Just four days after pledging to reduce emissions and fossil fuel subsidies at the UN COP26 Climate Conference, on Nov. 17, the Biden administration set out to auction off over 80 million acres of land off the Louisiana coastline. This will be the largest federal offshore drilling auction in United States history.
This is yet another violation of the sovereignty of the Pointe-Au-Chien and Houma indigenous nations, who have been repeatedly denied their rights. The federal government has ignored the nations’ decades-long fights for federal recognition. Moreover, the tribes are still working to rebuild and recover after not receiving any government assistance following the devastation caused by Hurricane Ida in late August.

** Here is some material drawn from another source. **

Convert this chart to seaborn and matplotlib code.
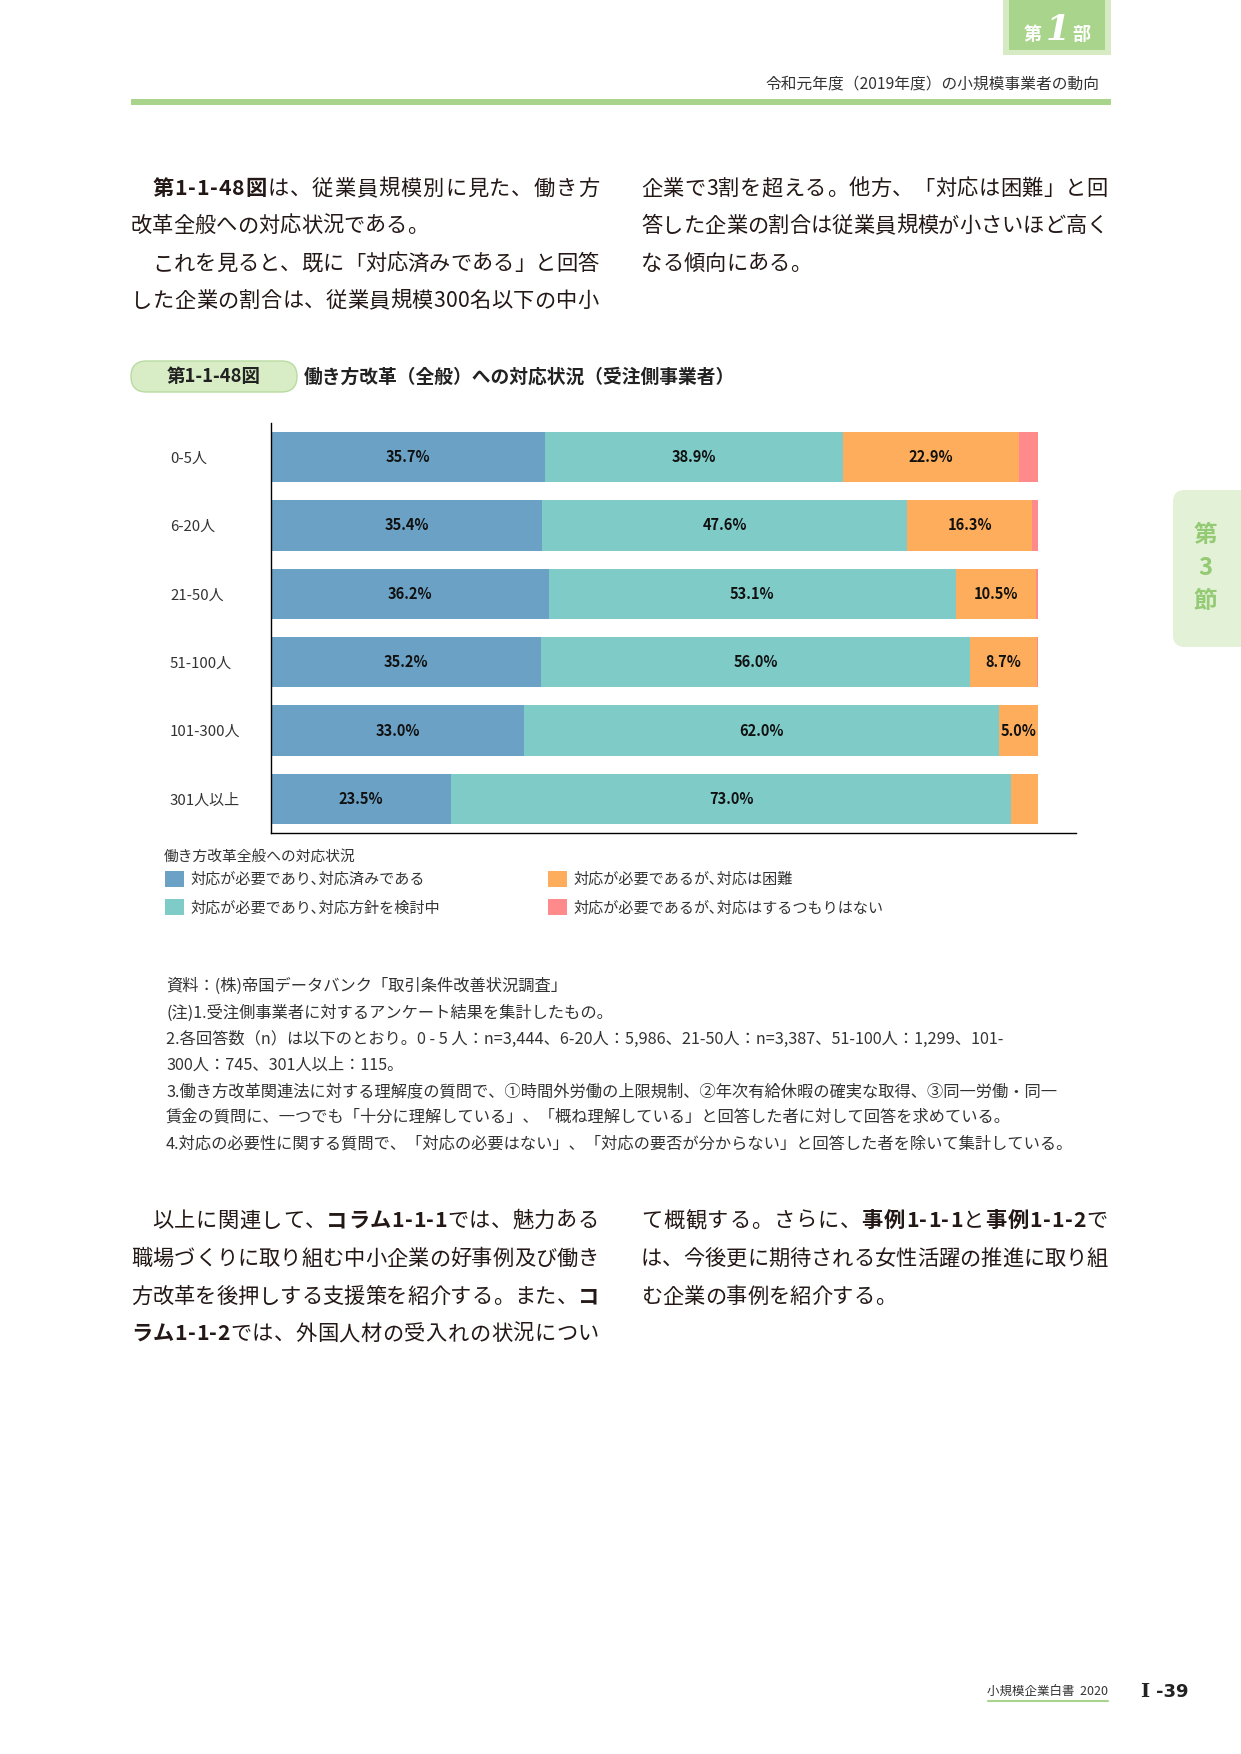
import matplotlib
matplotlib.use("Agg")
import matplotlib.pyplot as plt
import seaborn as sns
import numpy as np
from matplotlib.patches import FancyBboxPatch, Rectangle, Patch

# ---------------- data ----------------
categories = ["0-5人", "6-20人", "21-50人", "51-100人", "101-300人", "301人以上"]
series_labels = ["対応が必要であり､対応済みである",
                 "対応が必要であり､対応方針を検討中",
                 "対応が必要であるが､対応は困難",
                 "対応が必要であるが､対応はするつもりはない"]
done = [35.7, 35.4, 36.2, 35.2, 33.0, 23.5]
considering = [38.9, 47.6, 53.1, 56.0, 62.0, 73.0]
difficult = [22.9, 16.3, 10.5, 8.7, 5.0, 3.5]
no_plan = [2.5, 0.7, 0.2, 0.1, 0.0, 0.0]
legend_title = "働き方改革全般への対応状況"
colors = ["#6aa1c4", "#7ecbc8", "#fdad5b", "#fe8a8b"]

header_sub = "令和元年度（2019年度）の小規模事業者の動向"
fig_no = "第1-1-48図"
fig_title = "働き方改革（全般）への対応状況（受注側事業者）"

top_left = [
    ([("第1-1-48図", "bold"), ("は、従業員規模別に見た、働き方", "normal")], True, True),
    ([("改革全般への対応状況である。", "normal")], False, False),
    ([("これを見ると、既に「対応済みである」と回答", "normal")], True, True),
    ([("した企業の割合は、従業員規模300名以下の中小", "normal")], False, True),
]
top_right = [
    ([("企業で3割を超える。他方、「対応は困難」と回", "normal")], False, True),
    ([("答した企業の割合は従業員規模が小さいほど高く", "normal")], False, True),
    ([("なる傾向にある。", "normal")], False, False),
]
bottom_left = [
    ([("以上に関連して、", "normal"), ("コラム1-1-1", "bold"), ("では、魅力ある", "normal")], True, True),
    ([("職場づくりに取り組む中小企業の好事例及び働き", "normal")], False, True),
    ([("方改革を後押しする支援策を紹介する。また、", "normal"), ("コ", "bold")], False, True),
    ([("ラム1-1-2", "bold"), ("では、外国人材の受入れの状況につい", "normal")], False, True),
]
bottom_right = [
    ([("て概観する。さらに、", "normal"), ("事例1-1-1", "bold"), ("と", "normal"),
      ("事例1-1-2", "bold"), ("で", "normal")], False, True),
    ([("は、今後更に期待される女性活躍の推進に取り組", "normal")], False, True),
    ([("む企業の事例を紹介する。", "normal")], False, False),
]
notes = [
    "資料：(株)帝国データバンク「取引条件改善状況調査」",
    "(注)1.受注側事業者に対するアンケート結果を集計したもの。",
    "2.各回答数（n）は以下のとおり。0 - 5 人：n=3,444、6-20人：5,986、21-50人：n=3,387、51-100人：1,299、101-",
    "300人：745、301人以上：115。",
    "3.働き方改革関連法に対する理解度の質問で、①時間外労働の上限規制、②年次有給休暇の確実な取得、③同一労働・同一",
    "賃金の質問に、一つでも「十分に理解している」、「概ね理解している」と回答した者に対して回答を求めている。",
    "4.対応の必要性に関する質問で、「対応の必要はない」、「対応の要否が分からない」と回答した者を除いて集計している。",
]

# ---------------- setup ----------------
sns.set_theme(style="white")
plt.rcParams['font.family'] = ['Noto Sans CJK JP', 'DejaVu Sans']

W, H, DPI = 1241, 1754, 100
fig = plt.figure(figsize=(W / DPI, H / DPI), dpi=DPI)
fig.patch.set_facecolor("white")
pg = fig.add_axes([0, 0, 1, 1])
pg.set_xlim(0, W)
pg.set_ylim(H, 0)
pg.axis("off")
R = fig.canvas.get_renderer()

BODY = "#231815"
GREEN = "#a9d48c"

_wc = {}
def tw(s, size, weight="normal"):
    key = (s, size, weight)
    if key not in _wc:
        t = pg.text(0, 0, s, fontsize=size, fontweight=weight)
        _wc[key] = t.get_window_extent(renderer=R).width
        t.remove()
    return _wc[key]

def adv(c, size, wt):
    return tw("|" + c + "|", size, wt) - tw("||", size, wt)

def lsb(c, size, wt):
    return tw("|" + c + "|", size, wt) - tw(c + "|", size, wt) - (tw("||", size, wt) - tw("|", size, wt))

def body_line(x0, x1, yb, segs, size, indent, justify):
    chars = [(c, wt) for s, wt in segs for c in s]
    advs = [adv(c, size, wt) for c, wt in chars]
    start = x0 + (size * DPI / 72 if indent else 0)
    gap = (x1 - start - sum(advs)) / (len(chars) - 1) if (justify and len(chars) > 1) else 0
    x = start
    for (c, wt), a in zip(chars, advs):
        pg.text(x + lsb(c, size, wt), yb, c, fontsize=size, fontweight=wt,
                ha="left", va="baseline", color=BODY)
        x += a + gap

BODY_SIZE = 15.3
def paragraph(lines, x0, x1, baselines):
    for (segs, indent, justify), yb in zip(lines, baselines):
        body_line(x0, x1, yb, segs, BODY_SIZE, indent, justify)

# ---------------- header ----------------
pg.add_patch(Rectangle((1003, 0), 108, 55, fc="#d6ebc4", ec="none"))
pg.add_patch(Rectangle((1009, 0), 96, 50, fc=GREEN, ec="none"))
pg.text(1033, 34, "第", fontsize=13, fontweight="bold", color="white", ha="center", va="center")
pg.text(1058, 30, "1", fontsize=25, fontweight="bold", fontstyle="italic", color="white",
        ha="center", va="center", family=["DejaVu Serif"])
pg.text(1081, 35, "部", fontsize=13, fontweight="bold", color="white", ha="center", va="center")
pg.text(1099, 84, header_sub, fontsize=11.3, color="#333333", ha="right", va="center")
pg.add_patch(Rectangle((131, 99), 980, 6, fc=GREEN, ec="none"))

# side tab
pg.add_patch(FancyBboxPatch((1173, 490), 120, 157, boxstyle="round,pad=0,rounding_size=12",
                            fc="#e3f1d7", ec="none"))
for s, yy in zip(["第", "3", "節"], [535, 568, 601]):
    pg.text(1205, yy, s, fontsize=17, fontweight="bold", color="#93ca73", ha="center", va="center")

# ---------------- body text ----------------
paragraph(top_left, 131, 599, [195, 232, 270, 307])
paragraph(top_right, 641, 1108, [195, 232, 270])
paragraph(bottom_left, 131, 599, [1227, 1265, 1303, 1340])
paragraph(bottom_right, 641, 1108, [1227, 1265, 1303])

# ---------------- figure title ----------------
pg.add_patch(FancyBboxPatch((131, 361), 166, 31, boxstyle="round,pad=0,rounding_size=15.5",
                            fc="#d8edc6", ec="#b8dba0", lw=1))
pg.text(214, 377, fig_no, fontsize=13.3, fontweight="bold", color="#222222", ha="center", va="center")
pg.text(304, 377, fig_title, fontsize=13.5, fontweight="bold", color="#222222", ha="left", va="center")

# ---------------- chart ----------------
ax = fig.add_axes([271 / W, 1 - 833 / H, 805 / W, 410 / H])
vals = np.array([done, considering, difficult, no_plan])
cum = vals.cumsum(axis=0)
for k in reversed(range(4)):
    sns.barplot(x=cum[k], y=categories, orient="h", color=colors[k], saturation=1,
                width=0.74, errorbar=None, linewidth=0, ax=ax)
for k in range(3):
    for i, v in enumerate(vals[k]):
        if v >= 5:
            ax.text(cum[k][i] - v / 2, i, f"{v:.1f}%", ha="center", va="center",
                    fontsize=10.5, fontweight="bold", color="#111111")
ax.set_xlim(0, 105)
ax.set_ylim(5.5, -0.5)
ax.set_xlabel("")
ax.set_ylabel("")
ax.set_xticks([])
ax.set_facecolor("none")
for side in ["top", "right"]:
    ax.spines[side].set_visible(False)
for side in ["left", "bottom"]:
    ax.spines[side].set_color("black")
    ax.spines[side].set_linewidth(1.0)
ax.tick_params(axis="y", length=0, pad=72.7, labelsize=10.8, labelcolor="#333333")
for lbl in ax.get_yticklabels():
    lbl.set_ha("left")

# legend (title as separate text, entries as a 2-column legend)
pg.text(164, 857, legend_title, fontsize=10.6, color="#333333", ha="left", va="center")
handles = [Patch(facecolor=c, edgecolor="none") for c in colors]
leg = fig.legend(handles, series_labels, loc="upper left",
                 bbox_to_anchor=(165 / W, 1 - 871 / H), bbox_transform=fig.transFigure,
                 ncol=2, frameon=False,
                 fontsize=10.9, handlelength=1.25, handleheight=1.25,
                 handletextpad=0.45, columnspacing=7.1, labelspacing=0.75,
                 borderpad=0, borderaxespad=0, labelcolor="#333333")

# ---------------- notes ----------------
base = 11.0
nsize = base * 906 / tw(notes[6], base)
for s, yc in zip(notes, [985, 1012, 1038, 1064, 1090, 1116, 1143]):
    pg.text(166, yc + 0.36 * nsize * DPI / 72, s, fontsize=nsize, color="#333333",
            ha="left", va="baseline")

# ---------------- footer ----------------
pg.text(1108, 1691, "小規模企業白書  2020", fontsize=9, color="#333333", ha="right", va="center")
pg.plot([988, 1108], [1701, 1701], color=GREEN, lw=1.5)
pg.text(1140, 1692, "I", fontsize=14, fontweight="bold", color="#222222", ha="left", va="center",
        family=["DejaVu Serif"])
pg.text(1156, 1692, "-39", fontsize=13, fontweight="bold", color="#222222", ha="left", va="center",
        family=["DejaVu Sans"])

fig.savefig("out.png", dpi=DPI, facecolor="white")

Despite rampant evidence that offshore drilling accelerates erosion of the Louisiana coastline and degradation of vital coastal ecosystems, the government gives billions of dollars in subsidies to the oil industry every year. The oil industry’s construction efforts, combined with stress on coastal land from the extraction process, increases rates of coastline sedimentation and harms wetland biodiversity. Spills and leakages pose an even more acute threat to coastal and marine wildlife. Corporations claim that pipeline leakages are uncommon, yet thousands of spills and leakages have occurred in the Gulf of Mexico in 2021.
Coastal wetlands are highly productive and biodiverse ecosystems which provide habitats to alligators, rodents, bobcats, coyotes, millions of local and migratory birds and several species of economically essential fish and shellfish. Healthy coastal salt marshes sequester carbon and promote nutrient cycling throughout the region, but they have begun to collapse due to oversaturation of nutrients from agricultural fertilizer runoff and other pollutants.
Coastal wetlands also provide a barrier for hurricanes by buffering impacts and redirecting floodwater, but as they are destroyed, Louisianans will be hit harder and harder by storms like Ida. Increased storms also means more spills due to oil infrastructure damage; Ida alone caused at least 350 oil spills.
The Indigenous, Cajun, and other coastal peoples who rely heavily on Louisiana’s ecosystems for their subsistence are disproportionately impacted by oil drilling due to their reliance on land and fishing for their food and incomes. Cajun and Vietnamese fishers in particular rely on wetland-dependent species like shrimp, crabs, crawfish, and oysters to support themselves, but as breeding grounds are destroyed, returns of these species decline.
Coastal wetland deterioration will cause the collapse of essential wetland trophic webs and the obsolescence of Louisiana fishing industry. It will threaten the way of life of the Cajun people, induce a mass migration of coastal residents, and leave inland populations susceptible to even more severe storm damage.
The record-breaking fossil-fuel extraction auction ultimately illuminates the hypocrisy of the Biden administration, and the performative nature of its climate policy. While making empty promises in Glasgow, the government continues to serve corporations, ignore science, and deny rights to indigenous peoples.
The U.S. should completely move away from drilling, as both oil drilling and the emissions from burning fossil fuels are environmentally detrimental. Instead of conceding to the oil industry, the federal government and the government of Louisiana must invest in renewable energy sources, return land sovereignty to indigenous nations, and compensate the millions of people who have already been harmed by its pro-corporate agenda.